LendingTree Debt Report – March 2019
- Consumer debt continues to outpace disposable income
- Household wealth declined last quarter, but don’t blame credit cards
- Americans owe more than the $4 trillion originally thought
- Auto sales and loans keep growing because most borrowers can still obtain them
Ratio of consumer debt to disposable income continues to increase, along with interest payments
After a brief respite in mid-2018, the debt-to-income ratio for consumer debt rose once more, reaching 25.41% by the end of 2018. That falls just shy of the all-time high of 25.49% set one year earlier.
As wages and disposable income increase, consumers may be able to keep up with ever rising consumer debt balances. Those wage increases may continue to be necessary, though; interest rates on all types of consumer loans increased last year, making servicing those loans more expensive.

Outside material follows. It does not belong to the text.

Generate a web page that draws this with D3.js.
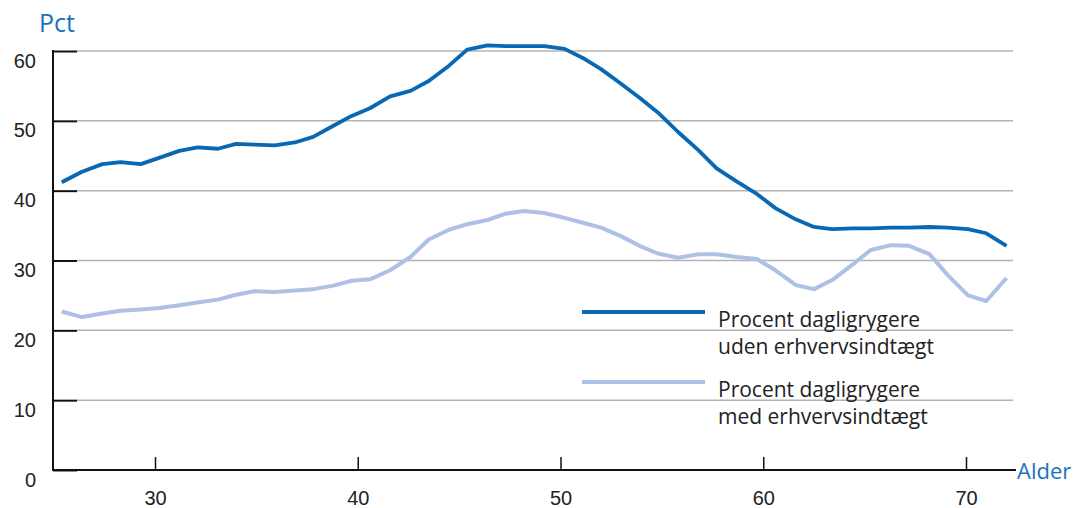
<!DOCTYPE html>
<html>
<head>
<meta charset="utf-8">
<script src="https://cdn.jsdelivr.net/npm/d3@7"></script>
<style>
  body { margin: 0; background: #fff; }
  svg { display: block; font-family: "Open Sans", sans-serif; }
  .tick text { fill: #222; font-size: 20px; }
</style>
</head>
<body>
<div id="chart"></div>
<script>
// ages of each point (the points sit slightly less than one year apart)
const alder = [
  25.4, 26.4, 27.4, 28.3, 29.3, 30.2, 31.2, 32.1, 33.1, 34.0,
  34.9, 35.9, 36.9, 37.8, 38.8, 39.7, 40.6, 41.6, 42.6, 43.5,
  44.5, 45.4, 46.4, 47.3, 48.2, 49.2, 50.2, 51.1, 52.0, 52.9,
  53.9, 54.8, 55.8, 56.8, 57.7, 58.7, 59.7, 60.6, 61.6, 62.5,
  63.4, 64.4, 65.3, 66.3, 67.2, 68.2, 69.1, 70.1, 71.0, 72.0
];

const udenIndtaegt = [
  41.2, 42.7, 43.8, 44.1, 43.8, 44.7, 45.7, 46.2, 46.0, 46.7,
  46.6, 46.5, 46.9, 47.7, 49.3, 50.7, 51.8, 53.5, 54.3, 55.7,
  57.9, 60.2, 60.8, 60.7, 60.7, 60.7, 60.3, 59.0, 57.4, 55.5,
  53.3, 51.2, 48.4, 45.8, 43.2, 41.3, 39.5, 37.5, 35.9, 34.8,
  34.5, 34.6, 34.6, 34.7, 34.7, 34.8, 34.7, 34.5, 33.9, 32.1
];

const medIndtaegt = [
  22.7, 21.9, 22.4, 22.8, 23.0, 23.2, 23.6, 24.0, 24.4, 25.1,
  25.6, 25.5, 25.7, 25.9, 26.4, 27.1, 27.3, 28.6, 30.5, 33.0,
  34.4, 35.2, 35.8, 36.7, 37.1, 36.8, 36.1, 35.4, 34.7, 33.6,
  32.1, 31.0, 30.4, 30.9, 30.9, 30.5, 30.2, 28.6, 26.5, 25.9,
  27.2, 29.4, 31.5, 32.2, 32.1, 30.9, 27.9, 25.0, 24.2, 27.5
];

const xTicks = [30, 40, 50, 60, 70];
const yTicks = [0, 10, 20, 30, 40, 50, 60];

const series = [
  { label: ["Procent dagligrygere", "uden erhvervsindtægt"], values: udenIndtaegt, color: "#0868b3", width: 3.8 },
  { label: ["Procent dagligrygere", "med erhvervsindtægt"], values: medIndtaegt, color: "#aec0e6", width: 4 }
];

const width = 1087;
const height = 508;
const plot = { left: 53, right: 1013, top: 51, bottom: 470 };

const svg = d3.select("#chart")
  .append("svg")
  .attr("width", width)
  .attr("height", height);

const x = d3.scaleLinear()
  .domain([30, 70])
  .range([155, 966]);

const y = d3.scaleLinear()
  .domain([0, 60])
  .range([plot.bottom, plot.top]);

// grid lines
svg.append("g")
  .selectAll("line")
  .data(yTicks.filter(d => d > 0))
  .enter()
  .append("line")
  .attr("x1", plot.left + 24)
  .attr("x2", plot.right)
  .attr("y1", d => y(d))
  .attr("y2", d => y(d))
  .attr("stroke", "#b3b3b3")
  .attr("stroke-width", 1.5);

const yAxis = d3.axisLeft(y)
  .tickValues(yTicks)
  .tickSize(-24)
  .tickPadding(17)
  .tickFormat(d3.format("d"));

const yg = svg.append("g")
  .attr("transform", `translate(${plot.left},0)`)
  .call(yAxis);
yg.select(".domain").remove();
yg.selectAll(".tick line").attr("stroke", "#111").attr("stroke-width", 2);
yg.selectAll(".tick text").attr("dy", 16);
yg.append("line")
  .attr("y1", plot.top - 1)
  .attr("y2", plot.bottom)
  .attr("stroke", "#111")
  .attr("stroke-width", 2);

const xAxis = d3.axisBottom(x)
  .tickValues(xTicks)
  .tickSize(-13)
  .tickPadding(21)
  .tickFormat(d3.format("d"));

const xg = svg.append("g")
  .attr("transform", `translate(0,${plot.bottom})`)
  .call(xAxis);
xg.select(".domain").remove();
xg.selectAll(".tick line").attr("stroke", "#111").attr("stroke-width", 1.5);
xg.selectAll(".tick text").attr("dy", 14);
xg.append("line")
  .attr("x1", plot.left - 1)
  .attr("x2", 1016)
  .attr("stroke", "#111")
  .attr("stroke-width", 2);

const line = d3.line()
  .x(d => x(d[0]))
  .y(d => y(d[1]));

// light series first so the dark one sits on top
series.slice().reverse().forEach(s => {
  svg.append("path")
    .datum(alder.map((a, i) => [a, s.values[i]]))
    .attr("fill", "none")
    .attr("stroke", s.color)
    .attr("stroke-width", s.width)
    .attr("stroke-linejoin", "round")
    .attr("d", line);
});

// legend
const legend = svg.append("g");
series.forEach((s, i) => {
  const ly = 312 + i * 70;
  legend.append("line")
    .attr("x1", 582)
    .attr("x2", 705)
    .attr("y1", ly)
    .attr("y2", ly)
    .attr("stroke", s.color)
    .attr("stroke-width", s.width);
  const t = legend.append("text")
    .attr("x", 718)
    .attr("y", ly + 15)
    .attr("fill", "#222")
    .style("font-size", "21px");
  s.label.forEach((l, j) => {
    t.append("tspan")
      .attr("x", 718)
      .attr("dy", j === 0 ? 0 : 27)
      .text(l);
  });
});

svg.append("text")
  .attr("x", 39)
  .attr("y", 32)
  .attr("fill", "#1a72bb")
  .style("font-size", "25px")
  .text("Pct");

svg.append("text")
  .attr("x", 1017)
  .attr("y", 479)
  .attr("fill", "#1a72bb")
  .style("font-size", "22px")
  .text("Alder");
</script>
</body>
</html>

In particular, average credit card and auto loan annual percentage rates (APRs) rose one percentage point over the past year. Student loan and personal loan APR increases were more modest, rising less than one percentage point.
Currently, consumers carrying revolving debt pay more than $113 billion annually in interest on their credit card balances, and are on pace to pay more than $121 billion in 2019.
Household wealth saw a $5 trillion decline last quarter
Losing $5 trillion of wealth may sound disastrous, but that’s what happened to American households last quarter. According to the Federal Reserve, total net worth of U.S. households fell from $108 trillion to $104.3 trillion in the last quarter of 2018. The loss was the biggest quarterly drop since the depths of the great recession of 2008.
But don’t blame holiday spending getting out of hand as the primary reason for this drop in net worth. Consumer debt is only a fraction of the overall household balance sheet picture, and revolving credit card debt is even less of a factor.
The culprit? Financial assets. Households lost $3.7 trillion across stock and retirement portfolios last quarter. Compare that with the $76 billion increase in credit card, student loan and auto loan balances over the same period.
U.S. consumers owe slightly more than the $4 trillion originally thought, after data revisions
One interesting footnote from the most recent consumer credit statistical release: While many releases feature preliminary debt levels that are subsequently revised, most revisions are lower that the preliminary level. This month, however, data was revised upward. As it turns out, consumers racked up $11 billion more on their credit card balances during the end of 2018 than originally thought.
However, there is some good news: Balances fell in January, as they usually do after the holiday spending season. The current balance of $1.03 trillion on credit card and other revolving loans is 3.3% higher than in January 2018 — somewhat below the average annual increase of 4%.
Auto loans see continued growth and record delinquencies
A recent debt statistic jumped the curb last month, when it was reported that more than 7 million auto loan borrowers were seriously delinquent on their car payments, according to recent data from the Federal Reserve Bank of New York. While this is indeed a record high, it’s largely a function of a robust car market and relatively less stringent credit standards, at least when compared with mortgages and many types of credit cards.
So while the absolute number of delinquent auto loans are at an all-time high, the delinquency rate isn’t.
The number of auto sales — and loans — are also at near-record levels. Americans purchased more than 17 million new cars last year.
One way to measure the disparity between auto and mortgage underwriting standards is to look at average credit scores of more risky auto and mortgage borrowers over time. Fifteen years ago, the credit scores of a risky auto loan borrower and a risky mortgage borrower were relatively similar. But after the recession, mortgage lenders tightened lending standards, which largely remain in place today.
The 25th percentile of mortgage borrowers in 2018 had a credit score of 698 — meaning 75% have scores at that level or higher. Compare that with auto loan borrowers: 75% of these borrowers have scores as low as 632.